Wonderful Wonderful, the second Johnny Mathis LP, features an orchestra under the direction of Percy Faith.
The album is a beautiful selection of 12 songs, none of which were part of Mathis' half a dozen or so hits released on 45 rpm in 1957.
Conspicuous in its absence is his first hit, "Wonderful! Wonderful!," which this album is titled after.
Actually, the word "Wonderful" drops down eight times on the LP jacket under Mathis' name and alongside a handsome and youthful photo by Normand Menard of the soon-to-be legend.
What's impressive about this excellent recording is that Ray Conniff was the gentleman orchestrating the hits while Faith, whose "Theme from A Summer Place" would be omnipresent on radios in 1960, does the honors here.

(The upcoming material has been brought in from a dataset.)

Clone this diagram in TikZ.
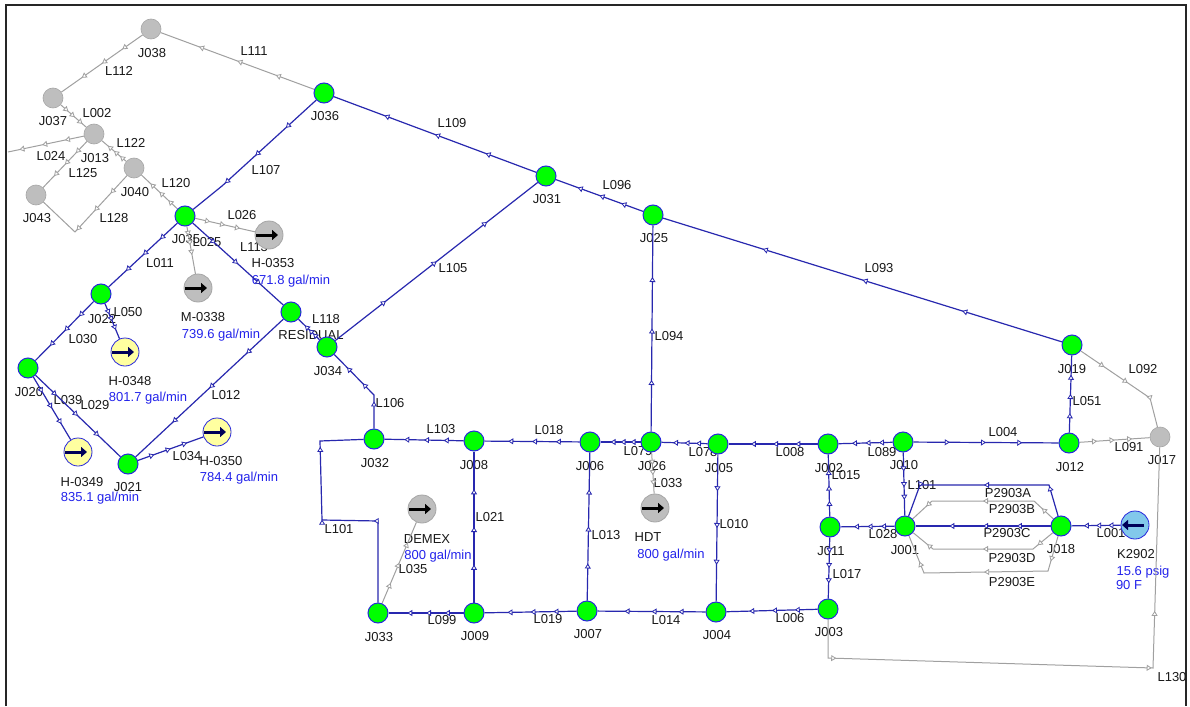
\documentclass[tikz,border=0pt]{standalone}
\usepackage{fontspec}
\setmainfont{Liberation Sans}
\usetikzlibrary{arrows.meta,backgrounds,decorations.markings}
\definecolor{pipeblue}{RGB}{40,40,175}
\definecolor{pipegray}{RGB}{160,160,160}
\definecolor{valblue}{RGB}{35,35,235}
\definecolor{rimblue}{RGB}{40,40,220}
\definecolor{pumpfill}{RGB}{190,190,190}
\definecolor{sinkfill}{RGB}{255,255,160}
\definecolor{srcfill}{RGB}{130,200,235}

\begin{document}
\begin{tikzpicture}[
    x=1pt, y=-1pt,
    lbl/.style={font=\fontsize{13}{13}\selectfont, inner sep=0pt, text height=9.3pt, text depth=0pt, text=black!90},
    val/.style={lbl, text=valblue},
    junc/.style={circle, draw=rimblue, fill=green, line width=1pt, minimum size=20pt, inner sep=0pt},
    idle/.style={circle, draw=gray!70, fill=pumpfill, line width=.6pt, minimum size=20pt, inner sep=0pt},
    flowr/.style={circle, minimum size=28pt, inner sep=0pt, line width=.8pt, path picture={
        \draw[line width=3pt, -{Triangle[length=6pt,width=10pt]}, #1]
          ([xshift=-13pt]path picture bounding box.center) -- ([xshift=9pt]path picture bounding box.center);}},
    sinkg/.style={flowr=black, draw=gray!70, fill=pumpfill},
    sinky/.style={flowr={blue!35!black}, draw=rimblue, fill=sinkfill},
    srcb/.style={circle, minimum size=28pt, inner sep=0pt, line width=.8pt, draw=rimblue, fill=srcfill, path picture={
        \draw[line width=3pt, -{Triangle[length=6pt,width=10pt]}, blue!35!black]
          ([xshift=9pt]path picture bounding box.center) -- ([xshift=-13pt]path picture bounding box.center);}},
    tri marks/.style n args={3}{postaction={decorate, decoration={markings,
        mark=at position #1 with {\arrow{Triangle[open,fill=white,length=5pt,width=6pt,line width=.8pt]}},
        mark=at position #2 with {\arrow{Triangle[open,fill=white,length=5pt,width=6pt,line width=.8pt]}},
        mark=at position #3 with {\arrow{Triangle[open,fill=white,length=5pt,width=6pt,line width=.8pt]}}}}},
    tm/.style={tri marks={.25}{.5}{.75}},
    bluepipe/.style={draw=pipeblue, line width=1.2pt},
    graypipe/.style={draw=pipegray, line width=1pt},
  ]
  \useasboundingbox (0,0) rectangle (1190,706);

  % junctions
  \node[idle] (J038) at (151,29) {};
  \node[idle] (J037) at (53,98) {};
  \node[idle] (J013) at (94,134) {};
  \node[idle] (J040) at (134,168) {};
  \node[idle] (J043) at (36,195) {};
  \node[idle] (J017) at (1160,437) {};
  \node[junc] (J036) at (324,93) {};
  \node[junc] (J035) at (185,216) {};
  \node[junc] (J031) at (546,176) {};
  \node[junc] (J025) at (653,215) {};
  \node[junc] (J022) at (101,294) {};
  \node[junc] (RESIDUAL) at (291,312) {};
  \node[junc] (J034) at (327,347) {};
  \node[junc] (J019) at (1072,345) {};
  \node[junc] (J020) at (28,368) {};
  \node[junc] (J021) at (128,464) {};
  \node[junc] (J032) at (374,439) {};
  \node[junc] (J008) at (474,441) {};
  \node[junc] (J006) at (590,442) {};
  \node[junc] (J026) at (651,442) {};
  \node[junc] (J005) at (718,444) {};
  \node[junc] (J002) at (828,444) {};
  \node[junc] (J010) at (903,442) {};
  \node[junc] (J012) at (1069,443) {};
  \node[junc] (J011) at (830,527) {};
  \node[junc] (J001) at (905,526) {};
  \node[junc] (J018) at (1061,526) {};
  \node[junc] (J033) at (378,613) {};
  \node[junc] (J009) at (474,613) {};
  \node[junc] (J007) at (587,611) {};
  \node[junc] (J004) at (716,612) {};
  \node[junc] (J003) at (828,609) {};

  % flow boundaries
  \node[sinkg] (H0353) at (269,235) {};
  \node[sinkg] (M0338) at (198,288) {};
  \node[sinkg] (DEMEX) at (422,509) {};
  \node[sinkg] (HDT) at (655,508) {};
  \node[sinky] (H0348) at (125,352) {};
  \node[sinky] (H0349) at (78,452) {};
  \node[sinky] (H0350) at (217,432) {};
  \node[srcb] (K2902) at (1135,525) {};

  % bends and the open end
  \coordinate (leftend) at (8,152);
  \coordinate (b128) at (75,232);
  \coordinate (b107) at (222,186);
  \coordinate (b106) at (374,395);
  \coordinate (b101a) at (378,521);
  \coordinate (b101b) at (322,520);
  \coordinate (b101c) at (320,441);
  \coordinate (b130a) at (828,658);
  \coordinate (b130b) at (1153,668);
  \coordinate (b092) at (1150,398);
  \coordinate (bAa) at (1049,485);
  \coordinate (bAb) at (920,485);
  \coordinate (bBa) at (1034,501);
  \coordinate (bBb) at (932,501);
  \coordinate (bDa) at (1033,549);
  \coordinate (bDb) at (933,549);
  \coordinate (bEa) at (1048,571);
  \coordinate (bEb) at (924,573);

  \begin{scope}[on background layer]
    \fill[white] (0,0) rectangle (1190,706);
    \draw[black!85, line width=2pt] (6,706) -- (6,5) -- (1186,5) -- (1186,706);

    % junction texts
    \node[lbl] (tJ038) at (152,53) {J038};
    \node[lbl] (tJ037) at (53,121) {J037};
    \node[lbl] (tJ013) at (95,158) {J013};
    \node[lbl] (tJ040) at (135,192) {J040};
    \node[lbl] (tJ043) at (37,218) {J043};
    \node[lbl] (tJ036) at (325,116) {J036};
    \node[lbl] (tJ035) at (186,239) {J035};
    \node[lbl] (tJ031) at (547,199) {J031};
    \node[lbl] (tJ025) at (654,238) {J025};
    \node[lbl] (tJ022) at (102,319) {J022};
    \node[lbl] (tRES) at (311,335) {RESIDUAL};
    \node[lbl] (tJ034) at (328,371) {J034};
    \node[lbl] (tJ019) at (1072,369) {J019};
    \node[lbl] (tJ020) at (29,392) {J020};
    \node[lbl] (tJ021) at (128,487) {J021};
    \node[lbl] (tJ032) at (375,463) {J032};
    \node[lbl] (tJ008) at (474,465) {J008};
    \node[lbl] (tJ006) at (590,466) {J006};
    \node[lbl] (tJ026) at (652,466) {J026};
    \node[lbl] (tJ005) at (719,468) {J005};
    \node[lbl] (tJ002) at (829,468) {J002};
    \node[lbl] (tJ010) at (904,465) {J010};
    \node[lbl] (tJ012) at (1070,467) {J012};
    \node[lbl] (tJ017) at (1162,460) {J017};
    \node[lbl] (tJ011) at (831,551) {J011};
    \node[lbl] (tJ001) at (905,550) {J001};
    \node[lbl] (tJ018) at (1061,549) {J018};
    \node[lbl] (tJ033) at (379,637) {J033};
    \node[lbl] (tJ009) at (475,636) {J009};
    \node[lbl] (tJ007) at (588,634) {J007};
    \node[lbl] (tJ004) at (717,635) {J004};
    \node[lbl] (tJ003) at (829,632) {J003};

    % boundary texts
    \node[lbl] (tH0353) at (273,263) {H-0353};
    \node[val] (vH0353) at (291,280) {671.8 gal/min};
    \node[lbl] (tM0338) at (203,317) {M-0338};
    \node[val] (vM0338) at (221,334) {739.6 gal/min};
    \node[lbl] (tH0348) at (130,381) {H-0348};
    \node[val] (vH0348) at (148,397) {801.7 gal/min};
    \node[lbl] (tH0349) at (82,482) {H-0349};
    \node[val] (vH0349) at (100,497) {835.1 gal/min};
    \node[lbl] (tH0350) at (221,461) {H-0350};
    \node[val] (vH0350) at (239,477) {784.4 gal/min};
    \node[lbl] (tDEMEX) at (427,539) {DEMEX};
    \node[val] (vDEMEX) at (438,555) {800 gal/min};
    \node[lbl] (tHDT) at (648,537) {HDT};
    \node[val] (vHDT) at (671,554) {800 gal/min};
    \node[lbl] (tK2902) at (1136,554) {K2902};
    \node[val] (vK2902a) at (1143,571) {15.6 psig};
    \node[val] (vK2902b) at (1129,585) {90 F};

    % pipe texts
    \node[lbl] (tL111) at (254,51) {L111};
    \node[lbl] (tL112) at (119,71) {L112};
    \node[lbl] (tL002) at (97,113) {L002};
    \node[lbl] (tL122) at (131,143) {L122};
    \node[lbl] (tL024) at (51,156) {L024};
    \node[lbl] (tL125) at (83,173) {L125};
    \node[lbl] (tL120) at (176,183) {L120};
    \node[lbl] (tL128) at (114,218) {L128};
    \node[lbl] (tL107) at (266,170) {L107};
    \node[lbl] (tL026) at (242,215) {L026};
    \node[lbl] (tL025) at (207,242) {L025};
    \node[lbl] (tL113) at (254,247) {L113};
    \node[lbl] (tL109) at (452,123) {L109};
    \node[lbl] (tL096) at (617,185) {L096};
    \node[lbl] (tL093) at (879,268) {L093};
    \node[lbl] (tL105) at (453,268) {L105};
    \node[lbl] (tL094) at (669,336) {L094};
    \node[lbl] (tL011) at (160,263) {L011};
    \node[lbl] (tL118) at (326,319) {L118};
    \node[lbl] (tL050) at (128,312) {L050};
    \node[lbl] (tL030) at (83,339) {L030};
    \node[lbl] (tL039) at (68,400) {L039};
    \node[lbl] (tL029) at (95,405) {L029};
    \node[lbl] (tL012) at (226,395) {L012};
    \node[lbl] (tL034) at (187,456) {L034};
    \node[lbl] (tL106) at (390,403) {L106};
    \node[lbl] (tL103) at (441,429) {L103};
    \node[lbl] (tL018) at (549,430) {L018};
    \node[lbl] (tL021) at (490,517) {L021};
    \node[lbl] (tL035) at (413,569) {L035};
    \node[lbl] (tL101) at (339,529) {L101};
    \node[lbl] (tL099) at (442,620) {L099};
    \node[lbl] (tL019) at (548,619) {L019};
    \node[lbl] (tL013) at (606,535) {L013};
    \node[lbl] (tL079) at (638,451) {L079};
    \node[lbl] (tL078) at (703,452) {L078};
    \node[lbl] (tL033) at (668,483) {L033};
    \node[lbl] (tL010) at (734,524) {L010};
    \node[lbl] (tL014) at (666,620) {L014};
    \node[lbl] (tL006) at (790,618) {L006};
    \node[lbl] (tL008) at (790,452) {L008};
    \node[lbl] (tL015) at (846,475) {L015};
    \node[lbl] (tL017) at (847,574) {L017};
    \node[lbl] (tL089) at (882,452) {L089};
    \node[lbl] (tL004) at (1003,432) {L004};
    \node[lbl] (tL051) at (1087,401) {L051};
    \node[lbl] (tL092) at (1143,369) {L092};
    \node[lbl] (tL091) at (1129,447) {L091};
    \node[lbl] (tL101b) at (922,485) {L101};
    \node[lbl] (tL028) at (883,534) {L028};
    \node[lbl] (tL001) at (1111,533) {L001};
    \node[lbl] (tL130) at (1172,677) {L130};
    \node[lbl] (tA) at (1008,493) {P2903A};
    \node[lbl] (tB) at (1012,509) {P2903B};
    \node[lbl] (tC) at (1007,533) {P2903C};
    \node[lbl] (tD) at (1012,558) {P2903D};
    \node[lbl] (tE) at (1012,582) {P2903E};

    % gray pipes
    \draw[graypipe,tm] (J036) -- (J038);
    \draw[graypipe,tm] (J038) -- (J037);
    \draw[graypipe,tri marks={.3}{.55}{.85}] (J037) -- (J013);
    \draw[graypipe,tri marks={.25}{.55}{.85}] (J013) -- (leftend);
    \draw[graypipe,tm] (J040) -- (J013);
    \draw[graypipe,tm] (J035) -- (J040);
    \draw[graypipe,tm] (J013) -- (J043);
    \draw[graypipe,tri marks={.2}{.4}{.62}] (J040) -- (b128) -- (J043);
    \draw[graypipe,tm] (J035) -- (H0353);
    \draw[graypipe,tri marks={.2}{.4}{.6}] (J035) -- (M0338);
    \draw[graypipe,tri marks={.3}{.55}{.8}] (J026) -- (HDT);
    \draw[graypipe,tm] (J033) -- (DEMEX);
    \draw[graypipe,tri marks={.25}{.5}{.76}] (J019) -- (b092) -- (J017);
    \draw[graypipe,tm] (J012) -- (J017);
    \draw[graypipe,tri marks={.08}{.62}{.72}] (J003) -- (b130a) -- (b130b) -- (J017);
    \draw[graypipe,tri marks={.1}{.5}{.88}] (J018) -- (bBa) -- (bBb) -- (J001);
    \draw[graypipe,tri marks={.13}{.5}{.88}] (J018) -- (bDa) -- (bDb) -- (J001);
    \draw[graypipe,tri marks={.13}{.5}{.86}] (J018) -- (bEa) -- (bEb) -- (J001);

    % blue pipes
    \draw[bluepipe,tm] (J031) -- (J036);
    \draw[bluepipe,tm] (J025) -- (J031);
    \draw[bluepipe,tm] (J019) -- (J025);
    \draw[bluepipe,tm] (J034) -- (J031);
    \draw[bluepipe,tm] (J036) -- (b107) -- (J035);
    \draw[bluepipe,tm] (J035) -- (J022);
    \draw[bluepipe,tm] (J022) -- (J020);
    \draw[bluepipe,tm] (J035) -- (RESIDUAL);
    \draw[bluepipe,tri marks={.3}{.5}{.7}] (J034) -- (RESIDUAL);
    \draw[bluepipe,tm] (RESIDUAL) -- (J021);
    \draw[bluepipe,tm] (J020) -- (J021);
    \draw[bluepipe,tm] (J020) -- (H0349);
    \draw[bluepipe,tm] (J021) -- (H0350);
    \draw[bluepipe,tri marks={.3}{.5}{.75}] (J022) -- (H0348);
    \draw[bluepipe,tri marks={.3}{.55}{.8}] (J032) -- (b106) -- (J034);
    \draw[bluepipe,tm] (J008) -- (J032);
    \draw[bluepipe,tm] (J006) -- (J008);
    \draw[bluepipe,tm] (J026) -- (J006);
    \draw[bluepipe,tm] (J005) -- (J026);
    \draw[bluepipe,tm] (J002) -- (J005);
    \draw[bluepipe,tm] (J010) -- (J002);
    \draw[bluepipe,tm] (J010) -- (J012);
    \draw[bluepipe,tm] (J012) -- (J019);
    \draw[bluepipe,tm] (J026) -- (J025);
    \draw[bluepipe,tm] (J009) -- (J008);
    \draw[bluepipe,tm] (J007) -- (J006);
    \draw[bluepipe,tm] (J005) -- (J004);
    \draw[bluepipe,tm] (J011) -- (J002);
    \draw[bluepipe,tm] (J011) -- (J003);
    \draw[bluepipe,tm] (J009) -- (J033);
    \draw[bluepipe,tm] (J007) -- (J009);
    \draw[bluepipe,tm] (J004) -- (J007);
    \draw[bluepipe,tm] (J003) -- (J004);
    \draw[bluepipe,tm] (J001) -- (J011);
    \draw[bluepipe,tm] (J018) -- (J001);
    \draw[bluepipe,tm] (K2902) -- (J018);
    \draw[bluepipe,tri marks={.3}{.55}{.75}] (J010) -- (J001);
    \draw[bluepipe,tri marks={.33}{.53}{.81}] (J033) -- (b101a) -- (b101b) -- (b101c) -- (J032);
    \draw[bluepipe,tri marks={.16}{.5}{.84}] (J018) -- (bAa) -- (bAb) -- (J001);
  \end{scope}
\end{tikzpicture}
\end{document}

This is a substantial recording, with Mathis covering Cole Porter's "Looking at You" and "All Through the Night," the Harold Arlen/Johnny Mercer chestnut "That Old Black Magic," as well as two other Mercer co-writes, "Early Autumn" and "Day In, Day Out," which concludes the project.
Even at the outset of his career, the voice that would become so familiar is in control and not just flirting with perfection -- the instrument is perfectly tuned and full of life.
The uncredited liner notes here, though firmly set in promotion mode, are informative and worthwhile, noting that Bob Price did the arrangements on "Too Close," "Looking at You," and "Day In, Day Out," with Faith handling that chore on the other nine selections.
The production is sublime and the album is a real treasure, a solid effort before the label and singer determined what the formula and routine would be on record after record.
The only place where there is naïveté is in the direction they would take this artist, and that adds to the beauty of it all.
Jimmy Abato's alto sax and Ernie Royal's trumpet do wonders next to Mathis' voice.